Just4Fun, the maker of the Z80-MBC2 and V20-MBC homebrew computers, clarfied to me the absence of some files is intentional.

Under CP/M-86, the TOD.CMD command for displaying and changing the date and time was left out because, on the V20-MBC, the date can be changed only from the boot and configuration menu. ASSIGN.CMD, a command for assigning physical to logical devices, is specific to the CP/M-86 version for the IBM PC and hence redundant on the V20-MBC.

Just4Fun doesn't recall exactly, but the absence of the Turbo Pascal sample .PAS files on the Z80-MBC2 is likely a consequence of the development process, possibly an early mass storage space constraint.

## V20-MBC homebrew computer: first impressions

The V20-MBC homebrew computer I ordered finally arrived and I started checking it out.

The V20-MBC is a single-board computer by the same maker of the Z80-MBC2. Most of the design is common to both. However, unlike the Z80-MBC2, instead of a Z80 the V20-MBC has a Nec V20 chip that implements the instruction sets of the Intel 8080, which runs CP/M-80 2.2 on the V20-MBC, and the Intel 8088 with CP/M-86 1.1.

I got a V20-MBC Black Edition. It's a version of the V20-MBC with higher quality parts and a black PCB that, along with most of the other components also black, makes for a slick look:

I already love the device. These notes are my early impressions, but I'll continue sharing my experience with the V20-MBC.

## Hardware

Both homebrew computers have similar size and layout and are accessed the same way, i.e. with a terminal emulator running on a desktop computer, a Chromebox in my case, connected via a USB serial line. Here is the setup, with the Chromebox at the top:

The performance of the 8088 of the Nec V20 under CP/M-86 is noticeably better than the Z80-based Z80-MBC2. I estimate CP/M-86 software on the V20-MBC is 2-3X as fast as CP/M-80 programs on the Z80-MBC2.

## Software

The V20-MBC is operated the same way as the Z80-MBC2, except for a couple of differences.

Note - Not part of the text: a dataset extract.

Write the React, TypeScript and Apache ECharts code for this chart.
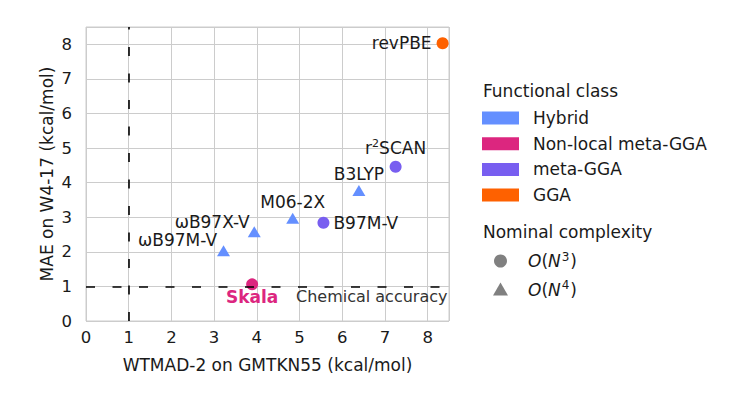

To account for the two CPUs, the boot and configuration menu duplicates the entries that load executable code. This is the menu in a Minicom terminal emulator session under Crostini Linux on the Chromebox:

There are two options for uploading an executable in Intel HEX format to run on the bare hardware with no operating system, iLoad for 8086 code and iLoad-80 for Intel 8080 code. Similarly, Autoboot automatically boots a designated 8086 binary, Autoboot-80 an 8080 one.

Although I never used CP/M-86 before, thanks to my prior experience with CP/M-80 the 16-bit operating system looks familiar and I already feel productive. Aside from the additional transient commands of CP/M-86, the only major difference is executable program files have the .CMD extension instead of .COM as on CP/M-80. This screenshot of the A: drive directory shows the extensions:

## Issues

A quick check reveals some CP/M-86 files are missing, such as the TOD.CMD and ASSIGN.CMD transient commands. This is not unexpected as the Z80-MBC2 is also missing some files, e.g. STAT.COM and the Turbo Pascal sample .PAS sources. No big deal, it's easy to find and download suitable replacements.

## I'm getting a V20-MBC homebrew computer

I couldn't resist. I ordered an assembled V20-MBC Black Edition kit with 1 MB RAM, a homebrew computer by the same prolific maker of the Z80-MBC2. The devices share the same design, except instead of a Z80 like the Z80-MBC2 the V20-MBC features a Nec V20 bundling the 8088 and 8080 CPUs.

It's exactly what I needed, the perfect match for running my Assembly code on actual hardware and a complement to the Z80-MBC2.

Suite8080, my suite of Intel 8080 Assembly cross-development tools, includes the assembler I use for my 8080 programs executed on the Z80-MBC2 under CP/M-80, and now also on the V20-MBC as native 8080 code. I also set up an x86 Assembly cross-development environment to create 8086 code that will run on the V20-MBC under CP/M-86. And, of course, the Z80-MBC2 lets me run Z80-specific projects.

The shipping is on its way to me, I'll share my experience with the V20-MBC.